The research work in the Colloid Chemistry Group mainly focuses on the design and fabrication of functional hybrid materials based on colloidal particles with versatile applications, such as catalysts, solar cells, and optical devices.
For this purpose, composite particles based on metal nanoparticles (Au, Ag, Pd, Pt, etc.), metal nanoalloys (Au-Pt, Au-Pd, etc.) and metal oxide (TiO2, ZrO2, MnOx, etc.) particles using colloidal particles as carrier system have been prepared. Comparison to other reported carrier systems, colloidal particles have various merits, such as superior stability, facile synthesis for industrial potential, good control over particle size and composition, and easy functionalization providing novel properties. Thus, obtained composite particles can have multiple functionalities with improved physical and chemical properties in a feasible way. These nanocomposite particles have been proven as excellent (photo)catalysts for various chemical catalytic reactions that proceed in aqueous solutions or in two-phase systems. Here, the kinetic study of catalytic reactions will be an essential part of our research in order to understand the mechanism of the reaction in the presence of metal nanoparticles.

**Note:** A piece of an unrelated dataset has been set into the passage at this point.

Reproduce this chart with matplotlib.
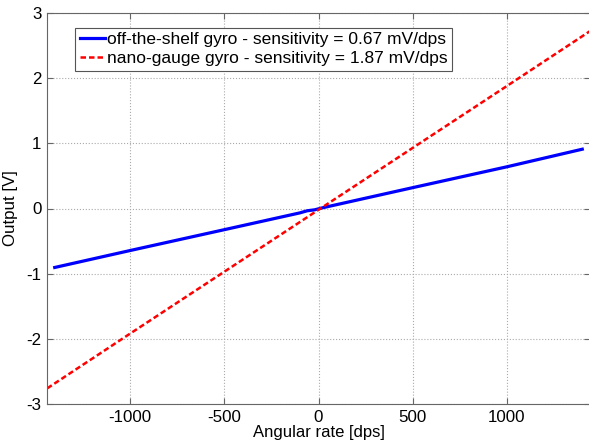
import numpy as np
import matplotlib
matplotlib.use("Agg")
import matplotlib.pyplot as plt

plt.rcParams['font.family'] = ['Liberation Sans', 'DejaVu Sans']
plt.rcParams['axes.unicode_minus'] = False

# data
rate_shelf = [-1400, -1000, -500, -100, -60, -20, 20, 500, 1000, 1400]
out_shelf = [-0.905, -0.645, -0.325, -0.068, -0.035, -0.02, 0.01, 0.32, 0.64, 0.91]
rate_nano = [-1440, -1000, -500, 0, 500, 1000, 1440]
out_nano = [-2.76, -1.92, -0.97, -0.02, 0.93, 1.88, 2.72]
label_shelf = "off-the-shelf gyro - sensitivity = 0.67 mV/dps"
label_nano = "nano-gauge gyro - sensitivity = 1.87 mV/dps"
xticks = [-1000, -500, 0, 500, 1000]
yticks = [-3, -2, -1, 0, 1, 2, 3]

fig = plt.figure(figsize=(5.89, 4.43), dpi=100)
ax = fig.add_axes([47 / 589, 1 - 404 / 443, 543 / 589, 391 / 443])
ax.plot(rate_shelf, out_shelf, color='#0000ff', lw=2.3, label=label_shelf)
ax.plot(rate_nano, out_nano, color='#ff0000', lw=1.8, ls=(0, (2.2, 1.2)), label=label_nano)
ax.set_xlim(-1441, 1441)
ax.set_ylim(-3, 3)
ax.set_xticks(xticks)
ax.set_yticks(yticks)
ax.grid(True, ls=':', color='#aaaaaa', lw=0.8)
ax.tick_params(direction='in', top=True, right=True, labelsize=12.2, length=4,
               color='#666666', pad=4)
ax.tick_params(axis='x', pad=4.5)
for s in ax.spines.values():
    s.set_color('#666666')
ax.set_xlabel("Angular rate [dps]", fontsize=12, labelpad=0)
ax.set_ylabel("Output [V]", fontsize=12.2, labelpad=6)
leg = ax.legend(loc='upper left', bbox_to_anchor=(0.052, 0.962), fontsize=12.5,
                handlelength=1.45, handletextpad=0.15, borderpad=0.25,
                labelspacing=0.22, fancybox=False, framealpha=1, borderaxespad=0)
leg.get_frame().set_edgecolor('#555555')
leg.get_frame().set_linewidth(0.8)
fig.savefig("out.png", dpi=100)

Special efforts have been made for the preparation of anisotropic particles, which show interesting properties in light scattering and plasmon absorption. For example, dumbbell-shaped colloids with a size around 200 nm can be prepared by seeded-emulsion polymerization, which can be used as core for the further deposition of well defined water soluble polyelectrolyte brushes or stimuli-responsive shell. On the other hand, hybrid structures based on Au nanorods can be applied as model system to study the plasmon effect of metal nanoparticles on the kinetics and efficiency of photoelectrocatalysis. In addition, possible application like surface plasmon polariton laser will be investigated as well.
We expect that the full knowledge of controlled synthesis of colloidal particles will be benefit for our users. Moreover, cooperation with research groups in the field of solar cells, plasmonics and catalysis within and outside HZB will help us not only expand the application spectrum of composite particles but also deep understand of fundamentals behind.